▶ **EXERCISE PROMPT**
Output the first line of the listing and each line after it, up to and including the line that contains "(t3b) at (114,709.5)", exactly as written, minus the pictures.
↓
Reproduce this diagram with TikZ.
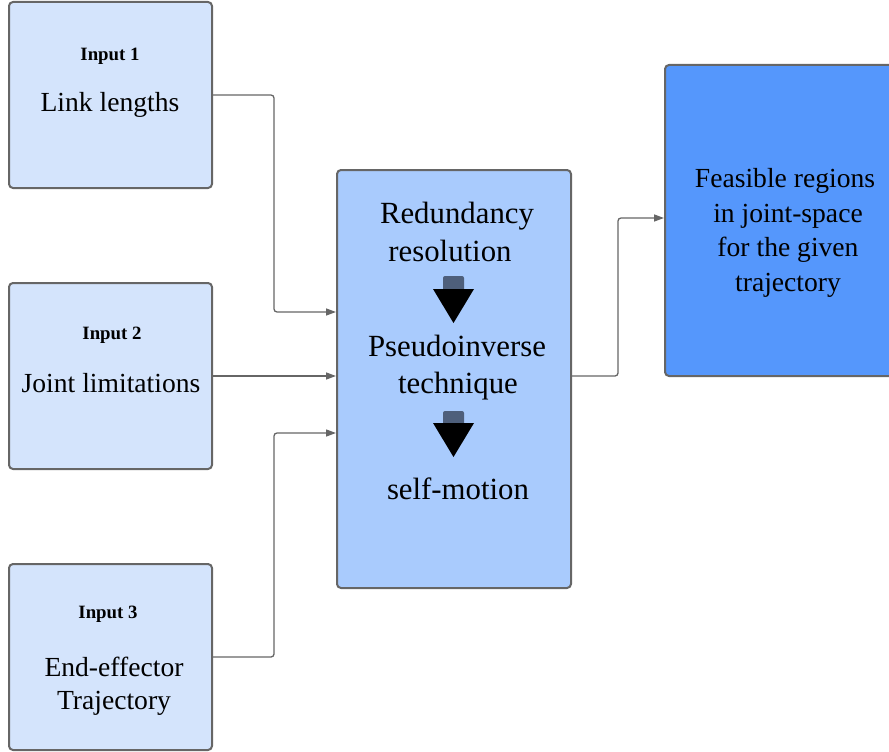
\documentclass[tikz,border=0pt]{standalone}
\usepackage{fontspec}
\setmainfont{Liberation Serif}
\usetikzlibrary{arrows.meta}
\definecolor{inputfill}{HTML}{D4E4FC}
\definecolor{midfill}{HTML}{A9CBFD}
\definecolor{outfill}{HTML}{5597FC}
\definecolor{edge}{HTML}{666666}
\definecolor{stepcap}{HTML}{4E5F7B}
\begin{document}
\begin{tikzpicture}[x=1pt,y=-1pt,
  box/.style={draw=edge,line width=2pt,rounded corners=4pt,inner sep=0pt},
  inbox/.style={box,fill=inputfill,minimum width=203pt,minimum height=186pt},
  head/.style={anchor=base,font=\fontsize{18.8}{22}\selectfont\bfseries,inner sep=0pt},
  body/.style={anchor=base,font=\fontsize{27.6}{34}\selectfont,inner sep=0pt},
  bigbody/.style={anchor=base,font=\fontsize{30.8}{38}\selectfont,inner sep=0pt},
  conn/.style={draw=edge,line width=1.3pt,rounded corners=3pt,
    -{Triangle[length=10pt,width=7pt,fill=edge]}},
  downcap/.style={fill=stepcap,rounded corners=2pt},
]
\useasboundingbox (0,0) rectangle (889,752);

% input boxes
\node[inbox] (in1) at (110.5,95) {};
\node[inbox] (in2) at (110.5,376) {};
\node[inbox] (in3) at (110.5,657) {};

% processing box and result box
\node[box,fill=midfill,minimum width=234pt,minimum height=418pt] (mid) at (454,379) {};
\node[box,fill=outfill,minimum width=240pt,minimum height=311pt] (out) at (785,220.5) {};

% input texts
\node[head] (h1) at (110,60) {Input 1};
\node[body] (t1) at (110,111.5) {Link lengths};
\node[head] (h2) at (112,339) {Input 2};
\node[body] (t2) at (111,392.5) {Joint limitations};
\node[head] (h3) at (108,618) {Input 3};
\node[body] (t3a) at (114,676.5) {End-effector};
\node[body] (t3b) at (114,709.5) {Trajectory};

% processing steps
\node[bigbody] (p1a) at (457,223.5) {Redundancy};
\node[bigbody] (p1b) at (450,261.5) {resolution};
\node[bigbody] (p2a) at (457,356) {Pseudoinverse};
\node[bigbody] (p2b) at (458,393.5) {technique};
\node[bigbody] (p3) at (458,499.5) {self-motion};

% step arrows
\fill[downcap] (443,276) rectangle (464,291);
\fill[black] (433,289) -- (474,289) -- (453.5,323) -- cycle;
\fill[downcap] (443,411) rectangle (464,425);
\fill[black] (433,423) -- (474,423) -- (453.5,457) -- cycle;

% result text
\node[body] (r1) at (785,187.5) {Feasible regions};
\node[body] (r2) at (788,222.5) {in joint-space};
\node[body] (r3) at (788,256.5) {for the given};
\node[body] (r4) at (788,291.5) {trajectory};

% connectors
\coordinate (m1) at (336,312);
\coordinate (m2) at (336,376);
\coordinate (m3) at (336,433);
\coordinate (o1) at (664,218);
\coordinate (mo) at (571,376);
\draw[conn] (in1.east) -- (274,95) -- (274,312) -- (m1);
\draw[conn] (in2.east) -- (m2);
\draw[conn] (in3.east) -- (274,657) -- (274,433) -- (m3);
\draw[conn] (mo) -- (618,376) -- (618,218) -- (o1);
\end{tikzpicture}
\end{document}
↑
▶ **TASK OUTPUT**
Reproduce this diagram with TikZ.
\documentclass[tikz,border=0pt]{standalone}
\usepackage{fontspec}
\setmainfont{Liberation Serif}
\usetikzlibrary{arrows.meta}
\definecolor{inputfill}{HTML}{D4E4FC}
\definecolor{midfill}{HTML}{A9CBFD}
\definecolor{outfill}{HTML}{5597FC}
\definecolor{edge}{HTML}{666666}
\definecolor{stepcap}{HTML}{4E5F7B}
\begin{document}
\begin{tikzpicture}[x=1pt,y=-1pt,
  box/.style={draw=edge,line width=2pt,rounded corners=4pt,inner sep=0pt},
  inbox/.style={box,fill=inputfill,minimum width=203pt,minimum height=186pt},
  head/.style={anchor=base,font=\fontsize{18.8}{22}\selectfont\bfseries,inner sep=0pt},
  body/.style={anchor=base,font=\fontsize{27.6}{34}\selectfont,inner sep=0pt},
  bigbody/.style={anchor=base,font=\fontsize{30.8}{38}\selectfont,inner sep=0pt},
  conn/.style={draw=edge,line width=1.3pt,rounded corners=3pt,
    -{Triangle[length=10pt,width=7pt,fill=edge]}},
  downcap/.style={fill=stepcap,rounded corners=2pt},
]
\useasboundingbox (0,0) rectangle (889,752);

% input boxes
\node[inbox] (in1) at (110.5,95) {};
\node[inbox] (in2) at (110.5,376) {};
\node[inbox] (in3) at (110.5,657) {};

% processing box and result box
\node[box,fill=midfill,minimum width=234pt,minimum height=418pt] (mid) at (454,379) {};
\node[box,fill=outfill,minimum width=240pt,minimum height=311pt] (out) at (785,220.5) {};

% input texts
\node[head] (h1) at (110,60) {Input 1};
\node[body] (t1) at (110,111.5) {Link lengths};
\node[head] (h2) at (112,339) {Input 2};
\node[body] (t2) at (111,392.5) {Joint limitations};
\node[head] (h3) at (108,618) {Input 3};
\node[body] (t3a) at (114,676.5) {End-effector};
\node[body] (t3b) at (114,709.5) {Trajectory};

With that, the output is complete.